For sure, there are lots of factors having an impact on Family Social
Capital, especially because every family member (regarding family businesses’
shareholders) is a more sensitive person and might be more influenced than OSC,
but from my personal point of view it might be questionable if these
correlations can be explained that theoretically. The reason for this is that
there are thousands of factors that mostly influence family members that have
very different character traits, and those again have numerous different ways
of interacting with employees, and thus having an impact on the Organizational
Social Capital. If one had the intention to examine the way FSC influences OSC
within a specific family business, I strongly believe it would be indispensable
to get to know the family characters first.
A group of three students acted a skit of this journal. As I could not
be prepared by reading the journal before the lesson (because of sickness),
unfortunately I missed the chance to fully understand their role play.

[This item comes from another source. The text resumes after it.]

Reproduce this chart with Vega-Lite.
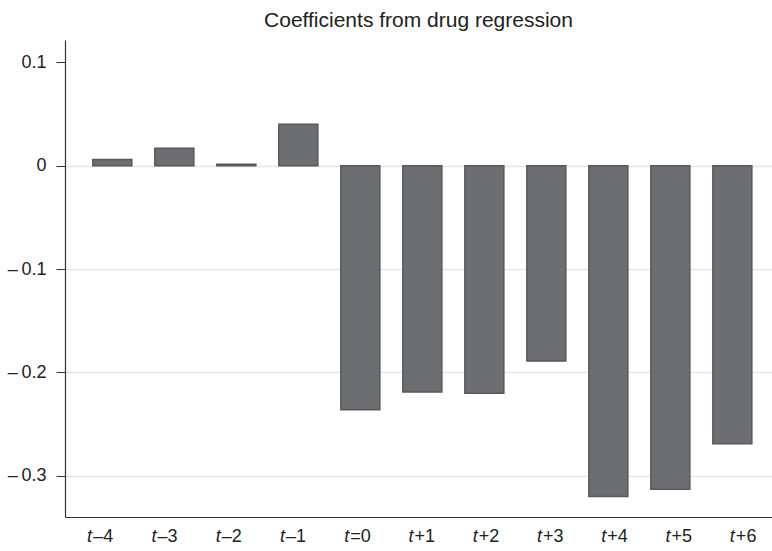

Nevertheless, it sounded interesting, and I suppose that every character
intended to embody each of the three types of influences: coercive, mimetic and
normative, while having a weekly Board meeting. Although I cannot judge this
role play because of a lack of understanding, I think to have understood the
following: Nkem represented a family business’ family member that had been
influenced in a coercive way. Performing in an authoritative way, she suggested
changing strategy by now trying to beat competitors, maximising profits and
flushing out. Further, I suppose Elena embodied the mimetic and normative way
of having been influenced. By acting less imperiously, she advised for more
team work and to show the competitors to have unique staff. She seems to have
been influenced by background social institutions, so she might have intended
to represent the mimetic or normative type of influence.